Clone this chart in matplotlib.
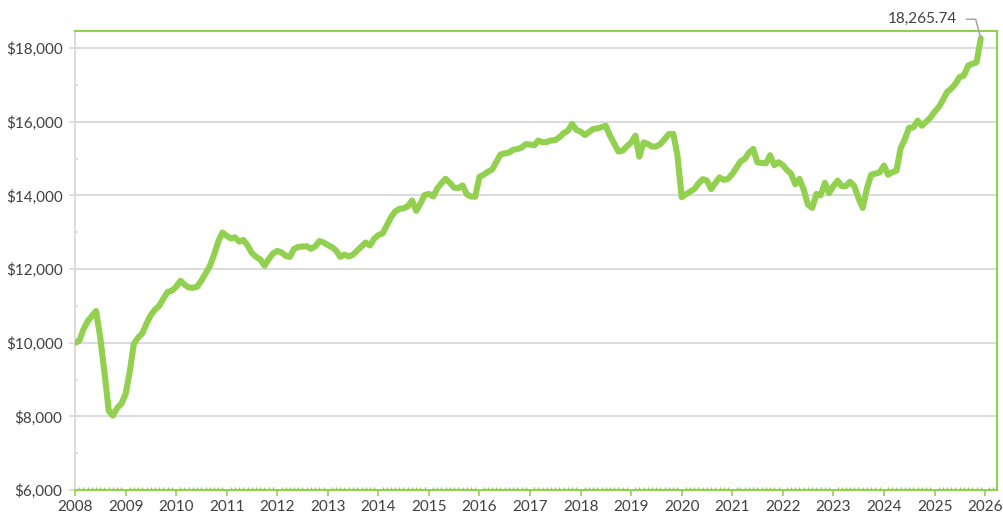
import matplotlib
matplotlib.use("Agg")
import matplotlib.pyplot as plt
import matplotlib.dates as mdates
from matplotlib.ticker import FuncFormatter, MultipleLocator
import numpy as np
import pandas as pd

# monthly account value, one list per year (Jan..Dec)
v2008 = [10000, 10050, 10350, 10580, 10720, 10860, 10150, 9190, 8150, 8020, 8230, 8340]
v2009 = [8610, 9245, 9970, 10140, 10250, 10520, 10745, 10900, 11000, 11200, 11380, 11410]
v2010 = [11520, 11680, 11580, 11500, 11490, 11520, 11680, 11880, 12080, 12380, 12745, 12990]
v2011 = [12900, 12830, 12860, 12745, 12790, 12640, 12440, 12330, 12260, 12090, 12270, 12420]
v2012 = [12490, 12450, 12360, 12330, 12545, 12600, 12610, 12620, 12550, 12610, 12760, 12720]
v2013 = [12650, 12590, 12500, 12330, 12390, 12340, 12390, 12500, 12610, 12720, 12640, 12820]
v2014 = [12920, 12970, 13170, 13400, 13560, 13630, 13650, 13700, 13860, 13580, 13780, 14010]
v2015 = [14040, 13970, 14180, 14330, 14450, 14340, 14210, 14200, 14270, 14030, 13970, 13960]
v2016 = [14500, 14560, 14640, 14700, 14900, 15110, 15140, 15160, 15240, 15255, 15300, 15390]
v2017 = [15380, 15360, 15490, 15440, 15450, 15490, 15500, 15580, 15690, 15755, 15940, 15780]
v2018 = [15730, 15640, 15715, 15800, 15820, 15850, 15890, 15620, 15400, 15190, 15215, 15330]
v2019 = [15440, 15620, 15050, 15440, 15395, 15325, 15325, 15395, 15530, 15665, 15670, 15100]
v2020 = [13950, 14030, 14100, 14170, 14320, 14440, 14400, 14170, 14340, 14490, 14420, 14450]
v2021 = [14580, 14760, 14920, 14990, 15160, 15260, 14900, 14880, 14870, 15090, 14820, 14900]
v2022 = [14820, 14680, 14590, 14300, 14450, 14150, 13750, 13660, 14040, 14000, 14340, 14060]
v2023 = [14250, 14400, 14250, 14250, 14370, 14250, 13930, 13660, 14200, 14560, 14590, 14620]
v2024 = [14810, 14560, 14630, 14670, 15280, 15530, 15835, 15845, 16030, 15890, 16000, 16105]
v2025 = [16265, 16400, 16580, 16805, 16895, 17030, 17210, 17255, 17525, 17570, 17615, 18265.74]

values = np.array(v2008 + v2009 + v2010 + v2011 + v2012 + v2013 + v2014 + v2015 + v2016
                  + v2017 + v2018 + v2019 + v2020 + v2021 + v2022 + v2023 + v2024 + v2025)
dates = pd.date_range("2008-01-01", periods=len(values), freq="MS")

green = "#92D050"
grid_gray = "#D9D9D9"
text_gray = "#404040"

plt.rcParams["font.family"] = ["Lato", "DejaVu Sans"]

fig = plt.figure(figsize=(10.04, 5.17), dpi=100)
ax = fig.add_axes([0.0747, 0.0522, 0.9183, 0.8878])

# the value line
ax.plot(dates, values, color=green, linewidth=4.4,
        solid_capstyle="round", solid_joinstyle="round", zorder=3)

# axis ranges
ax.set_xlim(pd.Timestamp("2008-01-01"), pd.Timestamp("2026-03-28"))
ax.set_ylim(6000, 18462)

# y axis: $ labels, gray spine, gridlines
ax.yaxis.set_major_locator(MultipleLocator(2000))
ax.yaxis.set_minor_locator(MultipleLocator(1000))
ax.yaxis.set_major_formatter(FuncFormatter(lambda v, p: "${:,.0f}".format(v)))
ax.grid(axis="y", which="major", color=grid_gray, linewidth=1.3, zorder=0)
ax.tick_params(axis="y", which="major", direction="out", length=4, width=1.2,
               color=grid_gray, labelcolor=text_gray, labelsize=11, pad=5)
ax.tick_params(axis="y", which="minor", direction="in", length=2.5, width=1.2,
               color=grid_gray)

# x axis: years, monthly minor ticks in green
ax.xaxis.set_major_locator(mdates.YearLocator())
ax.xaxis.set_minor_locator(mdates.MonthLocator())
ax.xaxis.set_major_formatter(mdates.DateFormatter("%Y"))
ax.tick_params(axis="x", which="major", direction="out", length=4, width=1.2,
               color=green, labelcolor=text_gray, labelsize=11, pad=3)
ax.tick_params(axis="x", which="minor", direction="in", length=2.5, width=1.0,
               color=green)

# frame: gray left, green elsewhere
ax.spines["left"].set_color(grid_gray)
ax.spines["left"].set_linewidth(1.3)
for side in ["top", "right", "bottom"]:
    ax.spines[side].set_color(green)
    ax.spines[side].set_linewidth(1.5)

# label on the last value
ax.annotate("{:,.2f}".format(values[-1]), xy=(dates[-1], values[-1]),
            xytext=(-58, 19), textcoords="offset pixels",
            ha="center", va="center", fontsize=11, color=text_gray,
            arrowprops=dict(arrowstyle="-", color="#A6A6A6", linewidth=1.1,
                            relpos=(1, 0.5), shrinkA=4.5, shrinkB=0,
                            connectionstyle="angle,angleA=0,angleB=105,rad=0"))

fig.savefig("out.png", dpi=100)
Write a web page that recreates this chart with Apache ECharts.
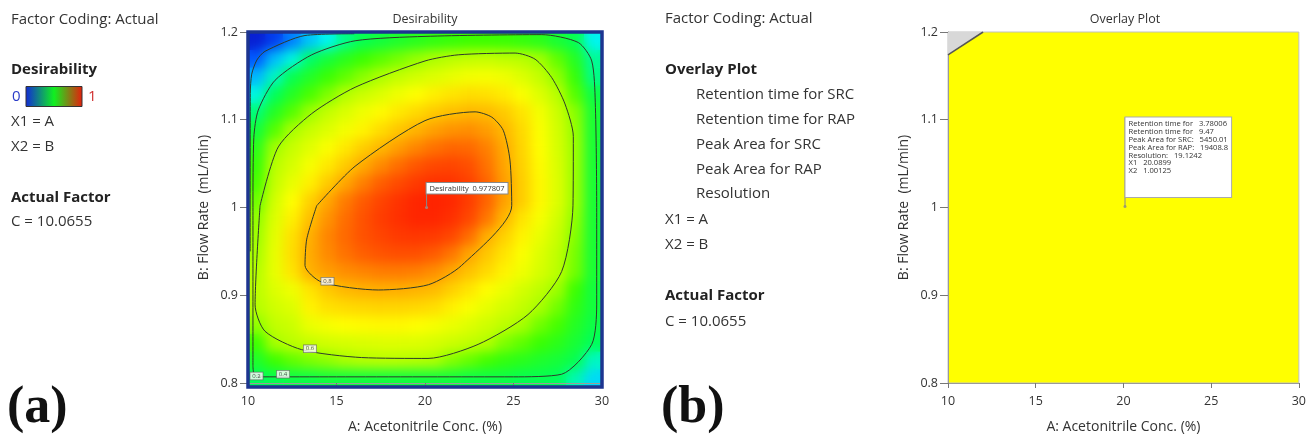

----------------------------------------

▶ _WORK REQUIRED_
The lines from the top of the data above through the one holding "import pandas as pd" are to be repeated exactly, and only those, with no pictures.

▶ _RESPONSE_
Clone this chart in matplotlib.
import matplotlib
matplotlib.use("Agg")
import matplotlib.pyplot as plt
import matplotlib.dates as mdates
from matplotlib.ticker import FuncFormatter, MultipleLocator
import numpy as np
import pandas as pd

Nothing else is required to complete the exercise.